Try to remember that he has dealt with health issues his whole life and now that he is on a health journey and feeling better, he probably thinks it’s the best thing on the planet because he finally feels better. If your kids have any allergies just know he is probably traumatized from his health issues and just doesn’t want his kids to go through the same thing. Have you tried to eat healthier with him? Maybe have 2 days a week where everyone eats healthy days? But he definitely needs to put his trauma aside and have his kids have a life too. Sorry you have to deal with this. I would say he needs to compromise

Reframing foods from "good" and "bad" to "on" or "not on" his diet will help the whole family.
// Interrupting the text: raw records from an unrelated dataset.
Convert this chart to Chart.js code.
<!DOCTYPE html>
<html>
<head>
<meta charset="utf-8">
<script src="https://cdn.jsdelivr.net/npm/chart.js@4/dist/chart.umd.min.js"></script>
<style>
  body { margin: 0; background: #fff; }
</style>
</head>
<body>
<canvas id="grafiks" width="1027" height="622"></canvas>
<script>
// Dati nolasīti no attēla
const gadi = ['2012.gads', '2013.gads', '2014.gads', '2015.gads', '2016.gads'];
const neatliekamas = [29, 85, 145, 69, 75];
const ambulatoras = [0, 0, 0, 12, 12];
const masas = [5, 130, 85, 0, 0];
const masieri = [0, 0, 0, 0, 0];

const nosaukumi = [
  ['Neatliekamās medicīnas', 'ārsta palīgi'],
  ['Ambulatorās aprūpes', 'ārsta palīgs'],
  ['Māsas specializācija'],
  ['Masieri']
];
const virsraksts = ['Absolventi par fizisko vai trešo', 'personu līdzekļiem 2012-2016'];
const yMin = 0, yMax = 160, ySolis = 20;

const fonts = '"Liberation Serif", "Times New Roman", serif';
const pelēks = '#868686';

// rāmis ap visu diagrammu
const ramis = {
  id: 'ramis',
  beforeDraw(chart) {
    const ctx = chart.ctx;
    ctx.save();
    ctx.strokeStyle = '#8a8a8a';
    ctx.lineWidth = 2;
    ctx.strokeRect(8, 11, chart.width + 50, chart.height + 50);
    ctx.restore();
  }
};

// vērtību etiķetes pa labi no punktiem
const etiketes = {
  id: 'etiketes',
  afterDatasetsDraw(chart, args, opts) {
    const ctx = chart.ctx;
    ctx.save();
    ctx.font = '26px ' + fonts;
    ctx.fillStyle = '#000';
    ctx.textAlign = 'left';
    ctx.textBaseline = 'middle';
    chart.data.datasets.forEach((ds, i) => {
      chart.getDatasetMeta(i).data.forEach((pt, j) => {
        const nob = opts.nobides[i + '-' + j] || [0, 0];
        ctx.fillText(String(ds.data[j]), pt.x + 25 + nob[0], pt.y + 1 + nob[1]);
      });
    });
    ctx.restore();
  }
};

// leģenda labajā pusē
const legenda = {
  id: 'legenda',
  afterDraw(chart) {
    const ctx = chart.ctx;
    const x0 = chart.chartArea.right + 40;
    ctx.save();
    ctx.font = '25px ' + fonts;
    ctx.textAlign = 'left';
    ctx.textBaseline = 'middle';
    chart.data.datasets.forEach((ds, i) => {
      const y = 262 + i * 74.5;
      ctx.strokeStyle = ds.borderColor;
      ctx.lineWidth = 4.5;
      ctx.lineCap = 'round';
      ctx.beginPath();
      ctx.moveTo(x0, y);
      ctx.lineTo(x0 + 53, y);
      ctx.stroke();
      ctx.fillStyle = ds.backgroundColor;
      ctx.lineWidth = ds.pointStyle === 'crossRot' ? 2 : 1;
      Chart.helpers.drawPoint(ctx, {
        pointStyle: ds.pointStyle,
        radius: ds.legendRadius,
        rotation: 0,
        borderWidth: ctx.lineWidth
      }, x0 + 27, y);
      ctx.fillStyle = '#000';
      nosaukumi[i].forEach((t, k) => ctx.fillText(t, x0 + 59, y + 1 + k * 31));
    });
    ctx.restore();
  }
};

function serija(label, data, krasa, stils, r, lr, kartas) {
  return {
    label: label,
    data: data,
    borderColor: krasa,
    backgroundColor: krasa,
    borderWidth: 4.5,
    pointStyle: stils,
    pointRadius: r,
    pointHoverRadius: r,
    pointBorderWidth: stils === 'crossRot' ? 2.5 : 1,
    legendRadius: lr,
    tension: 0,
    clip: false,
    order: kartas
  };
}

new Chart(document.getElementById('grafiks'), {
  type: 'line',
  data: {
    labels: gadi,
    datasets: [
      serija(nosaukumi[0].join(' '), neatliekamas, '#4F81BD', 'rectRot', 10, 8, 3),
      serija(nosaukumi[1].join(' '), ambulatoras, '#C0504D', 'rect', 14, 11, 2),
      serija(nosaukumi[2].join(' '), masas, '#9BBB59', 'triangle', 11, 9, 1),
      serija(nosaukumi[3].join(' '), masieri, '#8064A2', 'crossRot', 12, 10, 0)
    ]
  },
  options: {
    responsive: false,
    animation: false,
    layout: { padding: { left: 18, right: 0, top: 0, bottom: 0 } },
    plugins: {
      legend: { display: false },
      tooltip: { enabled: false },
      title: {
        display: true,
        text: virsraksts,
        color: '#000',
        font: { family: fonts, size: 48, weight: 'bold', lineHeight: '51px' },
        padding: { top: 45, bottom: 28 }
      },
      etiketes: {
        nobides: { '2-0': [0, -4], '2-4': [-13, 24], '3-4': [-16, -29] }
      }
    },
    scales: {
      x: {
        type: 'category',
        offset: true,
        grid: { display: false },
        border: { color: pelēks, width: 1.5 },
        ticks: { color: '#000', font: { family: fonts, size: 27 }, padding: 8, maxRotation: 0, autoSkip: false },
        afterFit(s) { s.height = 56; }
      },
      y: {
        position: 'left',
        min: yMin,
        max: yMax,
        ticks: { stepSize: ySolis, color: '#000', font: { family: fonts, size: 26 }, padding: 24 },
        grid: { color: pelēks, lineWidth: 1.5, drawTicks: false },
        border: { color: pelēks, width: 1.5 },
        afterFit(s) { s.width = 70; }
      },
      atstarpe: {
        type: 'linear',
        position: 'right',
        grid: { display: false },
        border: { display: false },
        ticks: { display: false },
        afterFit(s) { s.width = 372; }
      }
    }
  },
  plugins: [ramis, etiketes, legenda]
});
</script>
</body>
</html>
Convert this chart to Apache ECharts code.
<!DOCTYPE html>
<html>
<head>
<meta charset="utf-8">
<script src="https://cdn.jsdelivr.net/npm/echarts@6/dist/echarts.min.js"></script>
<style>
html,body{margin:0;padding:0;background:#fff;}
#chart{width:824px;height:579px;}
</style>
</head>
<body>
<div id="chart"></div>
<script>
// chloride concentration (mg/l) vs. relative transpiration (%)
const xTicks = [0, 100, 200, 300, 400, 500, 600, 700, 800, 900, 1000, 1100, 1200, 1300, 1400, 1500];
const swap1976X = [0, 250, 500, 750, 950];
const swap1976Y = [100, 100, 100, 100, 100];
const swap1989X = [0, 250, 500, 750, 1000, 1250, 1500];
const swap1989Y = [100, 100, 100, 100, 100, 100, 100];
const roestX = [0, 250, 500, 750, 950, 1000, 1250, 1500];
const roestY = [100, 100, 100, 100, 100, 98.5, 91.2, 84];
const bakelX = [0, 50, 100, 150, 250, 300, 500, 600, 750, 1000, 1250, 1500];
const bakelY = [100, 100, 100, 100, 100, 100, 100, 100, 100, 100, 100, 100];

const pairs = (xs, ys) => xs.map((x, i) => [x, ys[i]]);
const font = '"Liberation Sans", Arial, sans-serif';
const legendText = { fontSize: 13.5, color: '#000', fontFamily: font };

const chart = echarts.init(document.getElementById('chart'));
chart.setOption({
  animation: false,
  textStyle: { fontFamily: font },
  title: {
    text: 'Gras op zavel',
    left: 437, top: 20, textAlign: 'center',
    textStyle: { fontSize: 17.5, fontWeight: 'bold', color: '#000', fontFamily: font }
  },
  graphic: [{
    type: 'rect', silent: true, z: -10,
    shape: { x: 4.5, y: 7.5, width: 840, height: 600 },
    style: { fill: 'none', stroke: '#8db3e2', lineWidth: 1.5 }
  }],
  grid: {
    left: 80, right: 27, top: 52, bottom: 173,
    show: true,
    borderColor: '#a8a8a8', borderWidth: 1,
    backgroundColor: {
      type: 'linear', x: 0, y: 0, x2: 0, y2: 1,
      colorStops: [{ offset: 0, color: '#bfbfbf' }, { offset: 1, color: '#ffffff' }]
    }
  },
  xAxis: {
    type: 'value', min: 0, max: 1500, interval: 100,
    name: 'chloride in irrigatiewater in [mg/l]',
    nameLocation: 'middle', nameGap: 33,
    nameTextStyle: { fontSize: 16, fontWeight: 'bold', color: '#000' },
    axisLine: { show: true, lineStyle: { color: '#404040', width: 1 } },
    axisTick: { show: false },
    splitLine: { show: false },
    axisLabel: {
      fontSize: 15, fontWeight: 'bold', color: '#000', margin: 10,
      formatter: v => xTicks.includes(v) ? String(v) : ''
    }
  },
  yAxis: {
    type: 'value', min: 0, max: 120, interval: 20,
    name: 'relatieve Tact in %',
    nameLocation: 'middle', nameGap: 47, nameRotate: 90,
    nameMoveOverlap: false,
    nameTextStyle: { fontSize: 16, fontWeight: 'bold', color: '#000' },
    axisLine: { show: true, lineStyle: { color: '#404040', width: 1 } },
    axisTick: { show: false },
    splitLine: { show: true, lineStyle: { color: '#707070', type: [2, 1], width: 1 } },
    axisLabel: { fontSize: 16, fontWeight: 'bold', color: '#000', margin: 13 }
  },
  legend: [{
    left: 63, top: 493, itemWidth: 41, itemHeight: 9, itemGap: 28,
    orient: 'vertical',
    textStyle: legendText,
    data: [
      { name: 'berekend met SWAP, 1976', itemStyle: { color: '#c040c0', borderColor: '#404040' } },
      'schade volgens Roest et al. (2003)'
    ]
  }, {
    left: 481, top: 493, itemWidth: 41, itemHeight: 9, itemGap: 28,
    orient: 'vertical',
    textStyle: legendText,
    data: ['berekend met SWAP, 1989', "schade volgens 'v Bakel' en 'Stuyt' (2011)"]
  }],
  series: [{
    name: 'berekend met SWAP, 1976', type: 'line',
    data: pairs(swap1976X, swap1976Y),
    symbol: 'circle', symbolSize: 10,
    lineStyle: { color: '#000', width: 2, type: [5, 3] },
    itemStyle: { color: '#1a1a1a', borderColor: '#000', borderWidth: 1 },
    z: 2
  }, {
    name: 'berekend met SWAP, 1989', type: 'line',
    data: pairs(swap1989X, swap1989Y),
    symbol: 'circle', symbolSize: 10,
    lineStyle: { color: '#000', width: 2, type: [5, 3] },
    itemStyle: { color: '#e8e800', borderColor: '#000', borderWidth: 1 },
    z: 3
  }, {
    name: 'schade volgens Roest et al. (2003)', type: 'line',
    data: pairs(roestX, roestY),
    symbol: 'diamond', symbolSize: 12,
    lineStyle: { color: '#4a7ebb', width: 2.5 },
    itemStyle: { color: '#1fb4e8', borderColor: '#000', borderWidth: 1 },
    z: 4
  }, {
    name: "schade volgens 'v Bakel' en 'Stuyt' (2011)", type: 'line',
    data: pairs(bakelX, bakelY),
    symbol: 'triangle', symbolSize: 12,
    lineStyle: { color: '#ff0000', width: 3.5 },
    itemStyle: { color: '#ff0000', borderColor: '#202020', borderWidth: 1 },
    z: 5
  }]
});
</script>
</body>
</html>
Remember he's trying to push this on you guys because he feels regret and shame over his past choices and is trying to save you from those feelings because he loves you. That doesn't mean you have to live in a bubble or your kids can't have French fries occasionally. Have general rules you can agree on for the kids' food so you don't have to hear about every nugget. Kids have different nutritional needs than he does, and there are plenty of resources that show what a balanced plate might look like. You can probably get one from their pediatrician. If he brings it up when you're preparing food, you can gently remind him that's HIS meal plan, not yours or theirs. For the cloud ceiling, is he just suggesting you can't clean it at all? That you wouldn't notice your children's allergies and know it's time to clean it or take it down? He needs to apologize and continue the discussion without name calling.